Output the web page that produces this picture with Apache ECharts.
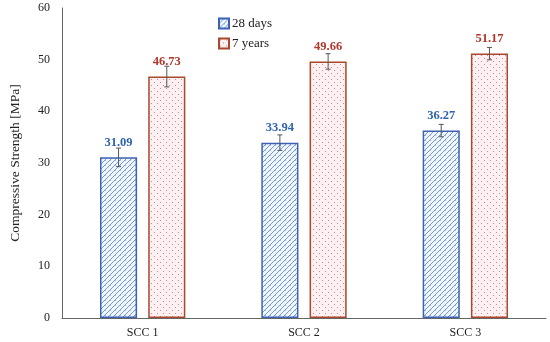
<!DOCTYPE html>
<html><head><meta charset="utf-8">
<script src="https://cdn.jsdelivr.net/npm/echarts@6/dist/echarts.min.js"></script>
<style>html,body{margin:0;padding:0;background:#fff}#c{width:550px;height:342px}</style>
</head><body><div id="c"></div>
<script>
const categories = ['SCC 1', 'SCC 2', 'SCC 3'];
const seriesNames = ['28 days', '7 years'];
const days28 = [31.09, 33.94, 36.27];
const years7 = [46.73, 49.66, 51.17];
const err28 = [1.8, 1.5, 1.2];
const err7 = [2.0, 1.5, 1.2];
const yTicks = [0, 10, 20, 30, 40, 50, 60];

function hatch() {
  const c = document.createElement('canvas'); c.width = 5; c.height = 5;
  const g = c.getContext('2d');
  g.fillStyle = '#eef7fd'; g.fillRect(0, 0, 5, 5);
  g.strokeStyle = '#7b97d2'; g.lineWidth = 1;
  g.beginPath(); g.moveTo(-1, 6); g.lineTo(6, -1); g.stroke();
  g.beginPath(); g.moveTo(-3.5, 3.5); g.lineTo(3.5, -3.5); g.stroke();
  g.beginPath(); g.moveTo(1.5, 8.5); g.lineTo(8.5, 1.5); g.stroke();
  g.fillStyle = '#a9bde4'; g.fillRect(0, 0, 1, 1);
  return c;
}
function dots() {
  const c = document.createElement('canvas'); c.width = 6; c.height = 6;
  const g = c.getContext('2d');
  g.fillStyle = '#fdf0f2'; g.fillRect(0, 0, 6, 6);
  g.fillStyle = '#d08a8a';
  g.fillRect(1, 1, 1, 1); g.fillRect(4, 4, 1, 1);
  return c;
}
const chart = echarts.init(document.getElementById('c'));
const font = '"Liberation Serif", "DejaVu Serif", serif';
function errSeries(vals, errs, sign) {
  return {
    type: 'custom', silent: true, z: 10,
    data: vals.map((v, i) => [i, v, errs[i]]),
    renderItem: function (params, api) {
      const i = api.value(0), v = api.value(1), e = api.value(2);
      const band = api.size([1, 0])[0];
      const off = sign * band * 0.23 * 1.3 / 2;
      const top = api.coord([i, v + e]);
      const bot = api.coord([i, v - e]);
      const x = top[0] + off;
      const w = 2.5;
      const st = { stroke: '#555', lineWidth: 1 };
      return { type: 'group', children: [
        { type: 'line', shape: { x1: x, y1: top[1], x2: x, y2: bot[1] }, style: st },
        { type: 'line', shape: { x1: x - w, y1: top[1], x2: x + w, y2: top[1] }, style: st },
        { type: 'line', shape: { x1: x - w, y1: bot[1], x2: x + w, y2: bot[1] }, style: st }
      ]};
    }
  };
}
chart.setOption({
  animation: false,
  grid: { left: 60, right: 4, top: 8, bottom: 24 },
  legend: {
    orient: 'vertical', left: 213, top: 12, itemWidth: 10, itemHeight: 10, itemGap: 7,
    icon: 'rect',
    data: seriesNames,
    textStyle: { fontFamily: font, fontSize: 13, color: '#222', padding: [0, 0, 0, -2] }
  },
  xAxis: {
    type: 'category', data: categories,
    axisLine: { lineStyle: { color: '#666', width: 1 } },
    axisTick: { show: false },
    axisLabel: { fontFamily: font, fontSize: 12, color: '#222', margin: 9 }
  },
  yAxis: {
    type: 'value', min: 0, max: 60, interval: 10,
    name: 'Compressive Strength [MPa]', nameLocation: 'middle', nameGap: 40,
    nameTextStyle: { fontFamily: font, fontSize: 13.5, color: '#222' },
    axisLine: { show: true, lineStyle: { color: '#666', width: 1 } },
    axisTick: { show: false },
    splitLine: { show: false },
    axisLabel: { fontFamily: font, fontSize: 12, color: '#222', margin: 12,
      formatter: v => yTicks.includes(v) ? String(v) : '' }
  },
  series: [
    {
      name: seriesNames[0], type: 'bar', data: days28, barWidth: '23%', barGap: '30%',
      itemStyle: { color: { image: hatch(), repeat: 'repeat' }, borderColor: '#3d62b3', borderWidth: 1.5 },
      label: { show: true, position: 'top', distance: 8, fontFamily: font, fontWeight: 'bold', fontSize: 12.5,
        color: '#2e63ad', formatter: p => p.value.toFixed(2) }
    },
    {
      name: seriesNames[1], type: 'bar', data: years7, barWidth: '23%', barGap: '30%',
      itemStyle: { color: { image: dots(), repeat: 'repeat' }, borderColor: '#a8482c', borderWidth: 1.5 },
      label: { show: true, position: 'top', distance: 8, fontFamily: font, fontWeight: 'bold', fontSize: 12.5,
        color: '#b2352a', formatter: p => p.value.toFixed(2) }
    },
    errSeries(days28, err28, -1),
    errSeries(years7, err7, 1)
  ]
});
</script></body></html>
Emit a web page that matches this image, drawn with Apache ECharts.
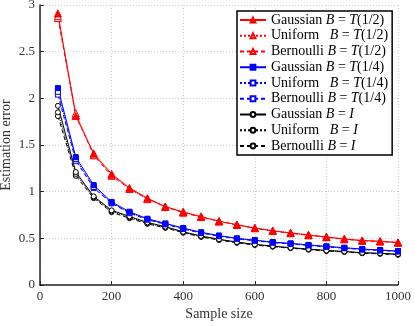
<!DOCTYPE html>
<html>
<head>
<meta charset="utf-8">
<script src="https://cdn.jsdelivr.net/npm/echarts@6/dist/echarts.min.js"></script>
<style>
  html, body { margin: 0; padding: 0; background: #fff; }
  #chart { width: 415px; height: 326px; }
</style>
</head>
<body>
<div id="chart"></div>
<script>
// sample sizes
const sampleSizes = [50, 100, 150, 200, 250, 300, 350, 400, 450, 500, 550, 600, 650, 700, 750, 800, 850, 900, 950, 1000]

// B = T(1/2)
const gaussT2 = [2.91, 1.81, 1.41, 1.19, 1.04, 0.93, 0.84, 0.78, 0.73, 0.685, 0.645, 0.61, 0.58, 0.557, 0.535, 0.514, 0.492, 0.476, 0.468, 0.455]
const uniformT2 = [2.88, 1.84, 1.40, 1.18, 1.03, 0.92, 0.84, 0.785, 0.735, 0.68, 0.648, 0.612, 0.582, 0.56, 0.538, 0.516, 0.494, 0.478, 0.47, 0.457]
const bernoulliT2 = [2.86, 1.82, 1.39, 1.17, 1.03, 0.925, 0.835, 0.775, 0.728, 0.683, 0.643, 0.608, 0.578, 0.555, 0.532, 0.512, 0.49, 0.474, 0.466, 0.452]

// B = T(1/4)
const gaussT4 = [2.11, 1.37, 1.07, 0.89, 0.785, 0.71, 0.66, 0.61, 0.565, 0.53, 0.5, 0.48, 0.46, 0.446, 0.43, 0.414, 0.4, 0.385, 0.375, 0.364]
const uniformT4 = [2.07, 1.35, 1.05, 0.88, 0.775, 0.705, 0.655, 0.605, 0.56, 0.527, 0.497, 0.477, 0.457, 0.443, 0.427, 0.411, 0.397, 0.382, 0.372, 0.361]
const bernoulliT4 = [2.04, 1.33, 1.04, 0.875, 0.77, 0.70, 0.65, 0.60, 0.556, 0.523, 0.494, 0.474, 0.454, 0.44, 0.424, 0.408, 0.394, 0.38, 0.37, 0.359]

// B = I
const gaussI = [1.92, 1.21, 0.95, 0.80, 0.735, 0.67, 0.625, 0.57, 0.525, 0.49, 0.46, 0.435, 0.417, 0.40, 0.385, 0.37, 0.36, 0.346, 0.34, 0.33]
const uniformI = [1.85, 1.19, 0.94, 0.79, 0.725, 0.662, 0.618, 0.565, 0.52, 0.486, 0.456, 0.432, 0.414, 0.397, 0.382, 0.367, 0.357, 0.343, 0.337, 0.327]
const bernoulliI = [1.81, 1.17, 0.93, 0.78, 0.715, 0.655, 0.612, 0.56, 0.515, 0.482, 0.452, 0.428, 0.41, 0.394, 0.379, 0.364, 0.354, 0.34, 0.334, 0.324]

const font = 'Liberation Serif'

function pairs(ys) {
  return sampleSizes.map((x, i) => [x, ys[i]])
}

function mk(name, ys, color, symbol, size, lineType, filled) {
  return {
    name: name,
    type: 'line',
    data: pairs(ys),
    symbol: symbol,
    symbolSize: size,
    showAllSymbol: true,
    lineStyle: { color: color, width: 1, type: lineType },
    itemStyle: { color: filled ? color : '#fff', borderColor: color, borderWidth: 1 },
    emphasis: { disabled: true },
    animation: false,
  }
}

const series = [
  mk('Bernoulli|I', bernoulliI, '#000000', 'circle', 5, [4, 3], false),
  mk('Uniform|I', uniformI, '#000000', 'circle', 5, 'dotted', false),
  mk('Gaussian|I', gaussI, '#000000', 'circle', 5, 'solid', false),
  mk('Bernoulli|T(1/4)', bernoulliT4, '#0000ff', 'rect', 5, [4, 3], false),
  mk('Uniform|T(1/4)', uniformT4, '#0000ff', 'rect', 5, 'dotted', false),
  mk('Gaussian|T(1/4)', gaussT4, '#0000ff', 'rect', 5, 'solid', true),
  mk('Bernoulli|T(1/2)', bernoulliT2, '#ff0000', 'triangle', 7, [4, 3], false),
  mk('Uniform|T(1/2)', uniformT2, '#ff0000', 'triangle', 7, 'dotted', false),
  mk('Gaussian|T(1/2)', gaussT2, '#ff0000', 'triangle', 7, 'solid', true),
]

const legendOrder = [
  'Gaussian|T(1/2)', 'Uniform|T(1/2)', 'Bernoulli|T(1/2)',
  'Gaussian|T(1/4)', 'Uniform|T(1/4)', 'Bernoulli|T(1/4)',
  'Gaussian|I', 'Uniform|I', 'Bernoulli|I',
]

const chart = echarts.init(document.getElementById('chart'), null, { renderer: 'canvas' })

chart.setOption({
  backgroundColor: '#fff',
  animation: false,
  grid: { left: 40, right: 17, top: 5, bottom: 41, containLabel: false, outerBoundsMode: 'none' },
  legend: {
    data: legendOrder,
    left: 237,
    top: 11,
    orient: 'vertical',
    backgroundColor: '#fff',
    borderColor: '#000',
    borderWidth: 1.5,
    borderRadius: 0,
    padding: [2, 4, 2, 2],
    itemWidth: 26,
    itemHeight: 6,
    itemGap: 1.75,
    formatter: function (name) {
      const parts = name.split('|')
      const lbl = parts[0] === 'Uniform' ? 'Uniform\u2002' : parts[0]
      const m = parts[1].match(/^([A-Z])(.*)$/)
      return lbl + ' {i|B} = {i|' + m[1] + '}' + m[2]
    },
    textStyle: {
      fontFamily: font,
      fontSize: 14,
      color: '#000',
      lineHeight: 14,
      rich: {
        i: { fontFamily: font, fontStyle: 'italic', fontSize: 14, color: '#000', lineHeight: 14 },
      },
    },
  },
  xAxis: {
    type: 'value',
    min: 0,
    max: 1000,
    interval: 200,
    name: 'Sample size',
    nameLocation: 'middle',
    nameGap: 22,
    nameMoveOverlap: false,
    nameTextStyle: { fontFamily: font, fontSize: 14, color: '#333' },
    axisLine: { show: true, lineStyle: { color: '#222', width: 1.5 } },
    axisTick: { show: true, inside: true, length: 4, lineStyle: { color: '#222' } },
    axisLabel: { fontFamily: font, fontSize: 13, color: '#333', margin: 5, formatter: v => String(v) },
    splitLine: { show: true, lineStyle: { color: '#ccc', type: [1, 2] } },
  },
  yAxis: {
    type: 'value',
    min: 0,
    max: 3,
    interval: 0.5,
    name: 'Estimation error',
    nameLocation: 'middle',
    nameGap: 27,
    nameMoveOverlap: false,
    nameTextStyle: { fontFamily: font, fontSize: 14, color: '#333' },
    axisLine: { show: true, lineStyle: { color: '#222', width: 1.5 } },
    axisTick: { show: true, inside: true, length: 4, lineStyle: { color: '#222' } },
    axisLabel: { fontFamily: font, fontSize: 13, color: '#333', margin: 5 },
    splitLine: { show: true, lineStyle: { color: '#ccc', type: [1, 2] } },
  },
  series: series,
})
</script>
</body>
</html>
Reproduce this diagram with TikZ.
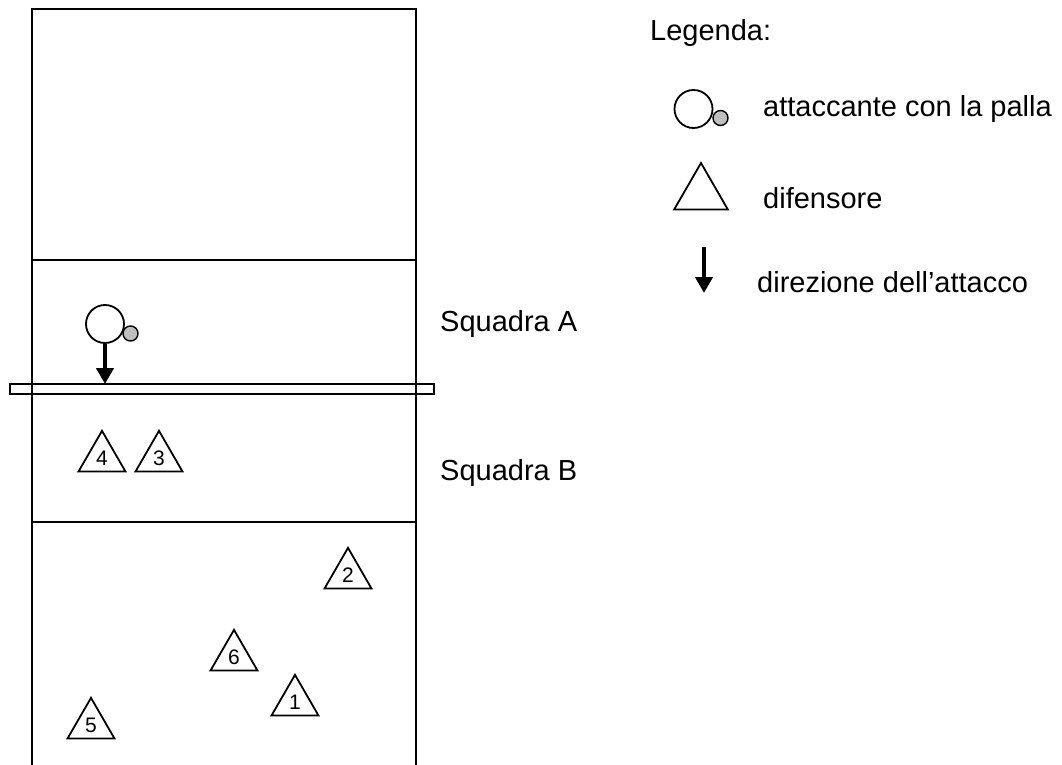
-------
* [Exercise details]:
Using the records above, gather all lines where the string "that" is present.

* [Expected output]:
Output the web page that produces this picture with Apache ECharts.
Emit a web page that matches this image, drawn with Apache ECharts.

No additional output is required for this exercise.